The next day, we kicked it at Amman's impressive Roman Amphitheatre, which is across the street from the hotel, and checked out the nearby city walls, erected by the Romans around two millennia ago.
That evening, we hopped a cab to the city's trendy Abdoun enclave, where we pulled into Blue Fig: a meat market/fashion show/fusion resto where we found approximately 125 of the country's most beautiful women engaged in the equally challenging tasks of wearing gravity-defying denim and decoding the cryptic menu choices.
Slightly dizzy from the smell of perfume and cigarette smoke, we settled on some spinach ravs (ravioli), a pair of oddly-shaped pizzas and washed the meal down with several fizzy Amstel beers (the total meal was about LE 110 each).
The next day, rather than deal with buses and tour groups, we rented a car (LE 320) at Avis) and drove two hours south to the ancient city of Petra, which was hacked into the rose-colored rocks of Wadi Araba by the Arabic-speaking Nabateans, who flourished some 2500 years ago.
Petra (entry is about LE 160) itself is spectacular, and is made all the more sublime by the fact that entry into the heart of the city is mediated by a 45-minute hike through a narrow, wind-worn gorge known as the Siq.

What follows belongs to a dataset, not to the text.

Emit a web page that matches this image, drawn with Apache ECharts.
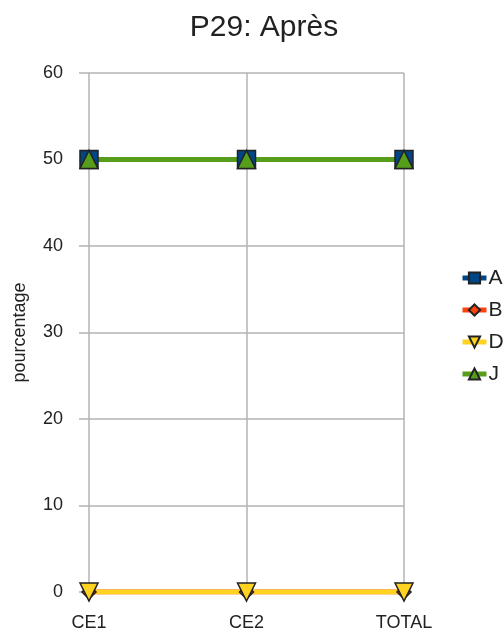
<!DOCTYPE html>
<html><head><meta charset="utf-8">
<script src="https://cdn.jsdelivr.net/npm/echarts@6/dist/echarts.min.js"></script>
<style>html,body{margin:0;padding:0;background:#fff}#c{width:503px;height:639px}</style>
</head><body><div id="c"></div>
<script>
const categories = ['CE1','CE2','TOTAL'];
const seriesNames = ['A','B','D','J'];
const valuesA = [50,50,50];
const valuesB = [0,0,0];
const valuesD = [0,0,0];
const valuesJ = [50,50,50];
const yTicks = [0,10,20,30,40,50,60];

const colors = ['#004586','#ff420e','#ffd320','#579d1c'];
const symbols = ['rect','diamond','path://M0,0 L10,0 L5,10 Z','triangle'];
const data = [valuesA, valuesB, valuesD, valuesJ];
const chart = echarts.init(document.getElementById('c'));
chart.setOption({
  animation:false,
  textStyle:{fontFamily:'Liberation Sans, Arial, sans-serif'},
  title:{text:'P29: Après',left:259,top:8,textAlign:'center',textStyle:{fontSize:30,fontWeight:'normal',color:'#222'}},
  grid:{left:89,right:99,top:73,bottom:47},
  legend:{orient:'vertical',left:455,top:262,itemGap:10,itemWidth:24,itemHeight:14,
    lineStyle:{width:5},
    textStyle:{fontSize:21,lineHeight:14,color:'#222',padding:[8,0,0,-3]},data:seriesNames},
  xAxis:{type:'category',data:categories,boundaryGap:false,
    axisLine:{show:false},axisTick:{show:true,length:8,lineStyle:{color:'#b3b3b3',width:1.5}},
    splitLine:{show:true,lineStyle:{color:'#b3b3b3',width:1.5}},
    axisLabel:{fontSize:18,color:'#222',margin:22}},
  yAxis:{type:'value',min:yTicks[0],max:yTicks[yTicks.length-1],interval:10,
    name:'pourcentage',nameLocation:'middle',nameGap:60,nameTextStyle:{fontSize:18,color:'#222'},
    axisLine:{show:false},axisTick:{show:true,length:10,lineStyle:{color:'#b3b3b3',width:1.5}},
    splitLine:{lineStyle:{color:'#b3b3b3',width:1.5}},
    axisLabel:{fontSize:18,color:'#222',margin:26}},
  series:seriesNames.map((n,i)=>({
    name:n,type:'line',data:data[i],color:colors[i],
    symbol:symbols[i],symbolSize:i===1?14:18,
    lineStyle:{width:5,color:colors[i]},
    itemStyle:{color:colors[i],borderColor:'#222',borderWidth:1.5}
  }))
});
</script></body></html>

Clearly, the Nabateans understood the concept of tension and release: like a good movie, the suspense of the Siq hike builds until you reach the colossal treasury, which was beamed into the western consciousness after it appeared in Indiana Jones and the Last Crusade
On the zig-zagging drive back to Amman, we spotted a car at the bottom of a steep valley - the ambulances had yet to arrive and about 10 men were attempting to pull a limp body from the wreckage.
Taking it as an omen, we decided that the next morning, we'd skip the bus and the ferry and fly back to Cairo.